* START Available data *

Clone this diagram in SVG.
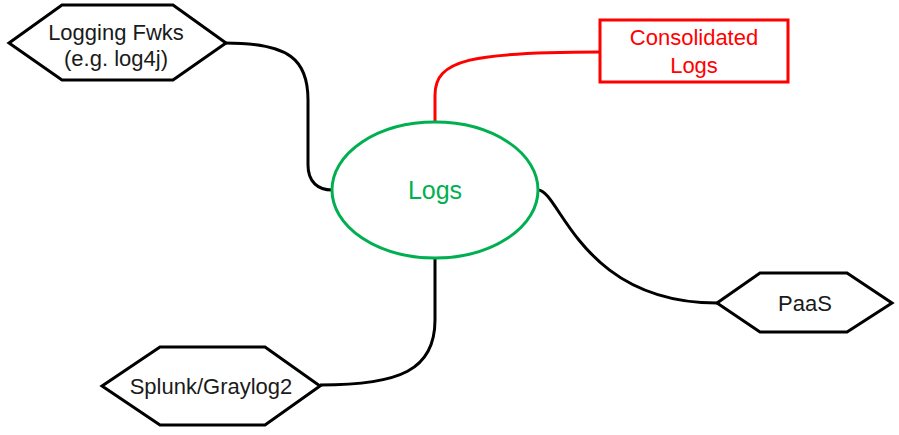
<svg xmlns="http://www.w3.org/2000/svg" width="899" height="435" viewBox="0 0 899 435">
<style>
.hex{fill:#fff;stroke:#000;stroke-width:3;stroke-linejoin:miter}
.t{font-family:"Liberation Sans",Arial,sans-serif;font-size:22px;text-anchor:middle;fill:#1a1a1a}
.c{fill:none;stroke:#000;stroke-width:3}
</style>
<rect width="899" height="435" fill="#fff"/>
<g id="connectors">
<path class="c" d="M225,43 C290,43 308,60 308,100 L308,165 C308,182 318,190 332,190"/>
<path class="c" style="stroke:#f00" d="M435,122 L435,95 C435,60 470,52 600,52"/>
<path class="c" d="M538,190 C560,190 580,303 717,303"/>
<path class="c" d="M435,258 L435,320 C435,370 400,385 320,385"/>
</g>
<g id="logging">
<polygon class="hex" points="9,43 62,5 173,5 226,43 173,80 62,80"/>
<text class="t" x="116" y="40">Logging Fwks</text>
<text class="t" x="116" y="66">(e.g. log4j)</text>
</g>
<g id="consolidated">
<rect x="600" y="20" width="188" height="62" fill="#fff" stroke="#f00" stroke-width="3"/>
<text class="t" x="694" y="45" style="fill:#f00">Consolidated</text>
<text class="t" x="694" y="73" style="fill:#f00">Logs</text>
</g>
<g id="logs">
<ellipse cx="435" cy="190" rx="103" ry="68" fill="#fff" stroke="#00b050" stroke-width="3"/>
<text class="t" x="435" y="199" style="fill:#00b050;font-size:25px">Logs</text>
</g>
<g id="paas">
<polygon class="hex" points="717,303 760,273 847,273 892,303 847,332 760,332"/>
<text class="t" x="805" y="311">PaaS</text>
</g>
<g id="splunk">
<polygon class="hex" points="102,386 160,347 265,347 320,386 265,425 160,425"/>
<text class="t" x="211" y="394">Splunk/Graylog2</text>
</g>
</svg>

* END Available data *

## Aim of the task
Do not copy the pictures, but repeat every line exactly.

## Solved exercise
Clone this diagram in SVG.
<svg xmlns="http://www.w3.org/2000/svg" width="899" height="435" viewBox="0 0 899 435">
<style>
.hex{fill:#fff;stroke:#000;stroke-width:3;stroke-linejoin:miter}
.t{font-family:"Liberation Sans",Arial,sans-serif;font-size:22px;text-anchor:middle;fill:#1a1a1a}
.c{fill:none;stroke:#000;stroke-width:3}
</style>
<rect width="899" height="435" fill="#fff"/>
<g id="connectors">
<path class="c" d="M225,43 C290,43 308,60 308,100 L308,165 C308,182 318,190 332,190"/>
<path class="c" style="stroke:#f00" d="M435,122 L435,95 C435,60 470,52 600,52"/>
<path class="c" d="M538,190 C560,190 580,303 717,303"/>
<path class="c" d="M435,258 L435,320 C435,370 400,385 320,385"/>
</g>
<g id="logging">
<polygon class="hex" points="9,43 62,5 173,5 226,43 173,80 62,80"/>
<text class="t" x="116" y="40">Logging Fwks</text>
<text class="t" x="116" y="66">(e.g. log4j)</text>
</g>
<g id="consolidated">
<rect x="600" y="20" width="188" height="62" fill="#fff" stroke="#f00" stroke-width="3"/>
<text class="t" x="694" y="45" style="fill:#f00">Consolidated</text>
<text class="t" x="694" y="73" style="fill:#f00">Logs</text>
</g>
<g id="logs">
<ellipse cx="435" cy="190" rx="103" ry="68" fill="#fff" stroke="#00b050" stroke-width="3"/>
<text class="t" x="435" y="199" style="fill:#00b050;font-size:25px">Logs</text>
</g>
<g id="paas">
<polygon class="hex" points="717,303 760,273 847,273 892,303 847,332 760,332"/>
<text class="t" x="805" y="311">PaaS</text>
</g>
<g id="splunk">
<polygon class="hex" points="102,386 160,347 265,347 320,386 265,425 160,425"/>
<text class="t" x="211" y="394">Splunk/Graylog2</text>
</g>
</svg>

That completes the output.